The Provisional Measure, which among other things increases the taxation on betting companies from 12% to 18%, was announced on Sunday (June 8), and Finance Minister Fernando Haddad has already presented the draft of the document to President Lula.
On the evening of Tuesday (June 10), at the Palácio da Alvorada, he met with Minister Haddad, the ministry’s executive secretary Dario Durigan, and the special secretary for Governmental Analysis of the Civil House, Bruno Moretti.
One of the issues to be addressed through this measure is the regulation of betting companies, which the government believes should be improved by the new legislation. Among the alternatives being considered is cracking down on illegal betting platforms.
Another possibility being discussed is the restriction of betting ments. This measure was floated within the Finance Ministry and has reached the Presidential Palace for President Luiz Inácio Lula da Silva’s (PT) review.
The draft includes a series of measures to offset the reduction of the IOF (Tax on Financial Transactions), among them the increased taxation on betting companies and online games. Although the minister has been defending an 18% tax on GGR (Gross Gaming Revenue), the government is concerned about a potential legal challenge.
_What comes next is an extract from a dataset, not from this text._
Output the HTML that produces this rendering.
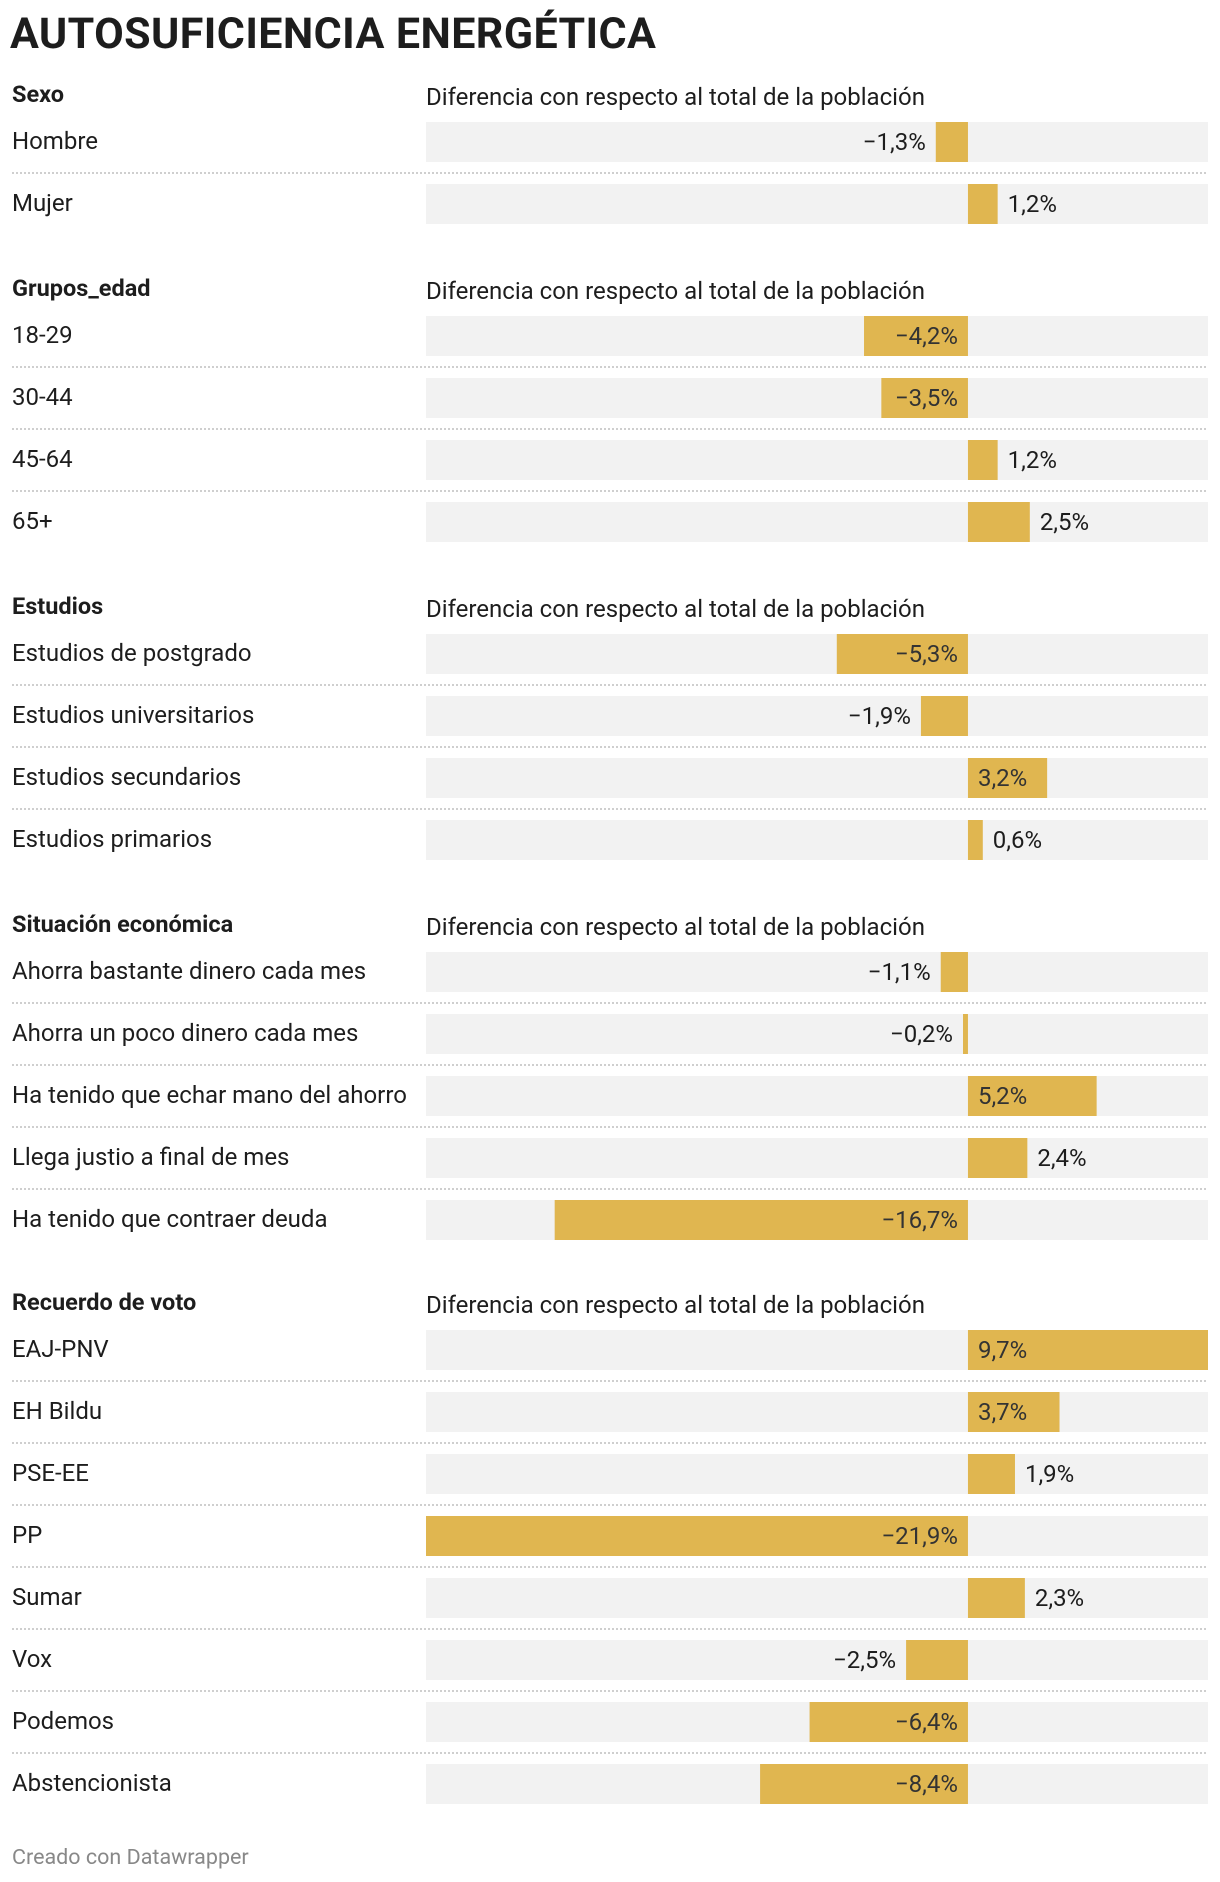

Authorized companies have paid a concession fee of R$30 million (US$5.4m), and there is fear that the tax increase may lead to requests for cancellation of the concession and reimbursement of the amounts paid.
Industry associations have already warned of a potential drop in revenue if the GGR tax is raised to 18%, as this would push the total tax burden above 50%, forcing regulated companies to lower their odds to remain operational.
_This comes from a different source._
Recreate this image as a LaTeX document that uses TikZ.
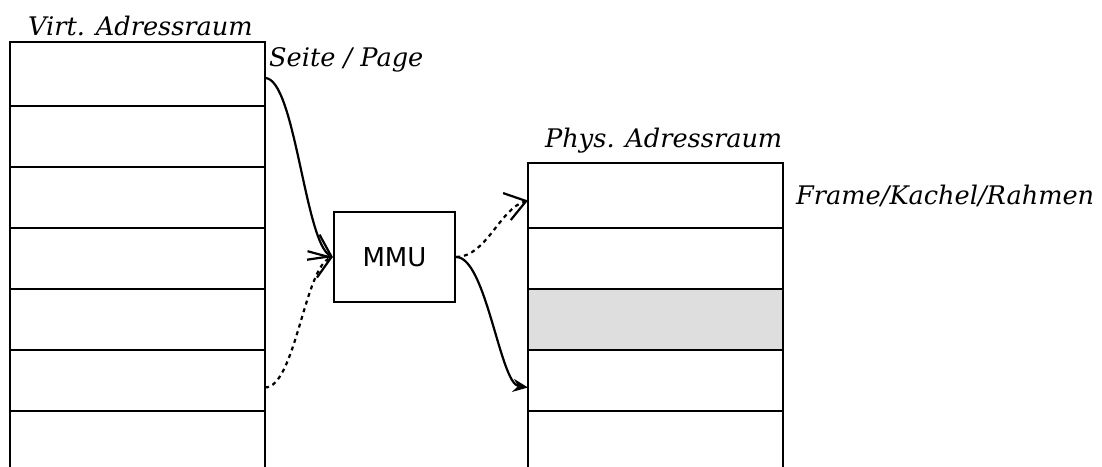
\documentclass[tikz,border=0pt]{standalone}
\usepackage{fontspec}
\setmainfont{DejaVu Serif}
\setsansfont{DejaVu Sans}
\usetikzlibrary{arrows.meta,calc}

\tikzset{
  row/.style={draw, line width=2.2pt, minimum width=255pt, inner sep=0pt, outer sep=0pt, anchor=north west},
  mmubox/.style={draw, line width=2.2pt, minimum width=121pt, minimum height=90pt, inner sep=0pt, font=\sffamily\fontsize{26}{30}\selectfont},
  lbl/.style={font=\itshape\fontsize{25.6}{30}\selectfont, inner sep=0pt, anchor=base west},
  conn/.style={line width=2.2pt},
  openhead/.style={-{Straight Barb[length=20pt,width=28pt,line width=2.2pt]}},
  fullhead/.style={-{Stealth[length=15pt,width=13pt]}},
  dots/.style={dash pattern=on 4pt off 4pt}
}

\begin{document}
\begin{tikzpicture}[x=1pt,y=-1pt]
  \useasboundingbox (0,0) rectangle (1102,466);

  % virtual address space: pages
  \node[row, minimum height=64pt] (v1) at (10,42) {};
  \node[row, minimum height=61pt] (v2) at (10,106) {};
  \node[row, minimum height=61pt] (v3) at (10,167) {};
  \node[row, minimum height=61pt] (v4) at (10,228) {};
  \node[row, minimum height=61pt] (v5) at (10,289) {};
  \node[row, minimum height=61pt] (v6) at (10,350) {};
  \draw[line width=2.2pt] (v6.south west) -- (10,470);
  \draw[line width=2.2pt] (v6.south east) -- (265,470);

  % physical address space: frames
  \node[row, minimum height=65pt] (p1) at (528,163) {};
  \node[row, minimum height=61pt] (p2) at (528,228) {};
  \node[row, minimum height=61pt, fill=black!13] (p3) at (528,289) {};
  \node[row, minimum height=61pt] (p4) at (528,350) {};
  \draw[line width=2.2pt] (p4.south west) -- (528,470);
  \draw[line width=2.2pt] (p4.south east) -- (783,470);

  % MMU
  \node[mmubox] (mmu) at (394.5,257) {MMU};

  % labels
  \node[lbl] (lv) at (28,35) {Virt. Adressraum};
  \node[lbl] (lpage) at (269,66) {Seite / Page};
  \node[lbl] (lp) at (545,147) {Phys. Adressraum};
  \node[lbl] (lframe) at (796,204) {Frame/Kachel/Rahmen};

  % mappings
  \coordinate (vin) at ($(v1.east)+(0,4)$);
  \coordinate (vdot) at ($(v6.east)+(0,7)$);
  \coordinate (pdot) at ($(p1.west)+(0,5)$);
  \coordinate (psol) at ($(p4.west)+(0,7)$);

  \draw[conn, openhead] (vin) .. controls +(30,0) and +(-28,-14) .. (mmu.west);
  \draw[conn, dots, openhead] (vdot) .. controls +(30,0) and +(-28,10) .. (mmu.west);
  \draw[conn, dots, openhead] (mmu.east) .. controls +(30,0) and +(-28,8) .. (pdot);
  \draw[conn, fullhead] (mmu.east) .. controls +(30,0) and +(-28,-4) .. (psol);
\end{tikzpicture}
\end{document}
As a result, bettors will likely migrate to the illegal market, which doesn’t pay taxes and can offer more attractive payouts—even though bettors there have no guarantee of actually receiving their winnings.
The government is studying ways to effectively combat illegal betting operations but faces bureaucratic obstacles and difficulties at the National Telecommunications Agency (Anatel) in blocking unauthorized websites. Anatel has already blocked over 13,000 websites since October 2024, yet new URLs are created daily.
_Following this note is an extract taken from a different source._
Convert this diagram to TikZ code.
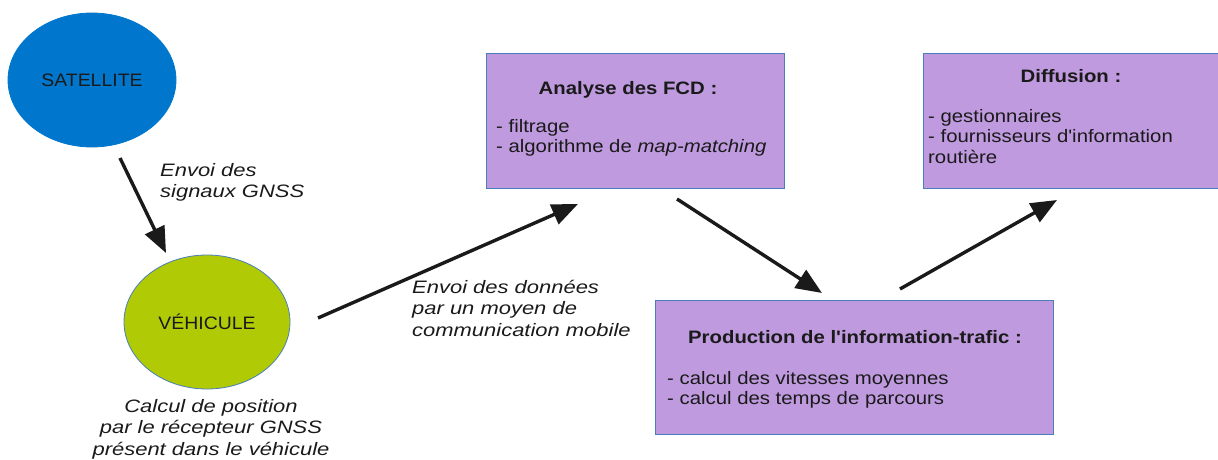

The head of the Finance Ministry also confirmed that one of the initiatives to increase revenue includes raising the tax on Interest on Net Equity (J) from 15% to 20%—a form of profit distribution from companies to shareholders.
In addition, he stated that the Income Tax on financial investments will be unified at a rate of 17.5%. When asked, Haddad did not specify the expected impact on federal revenue, only saying that the calculations are still in progress.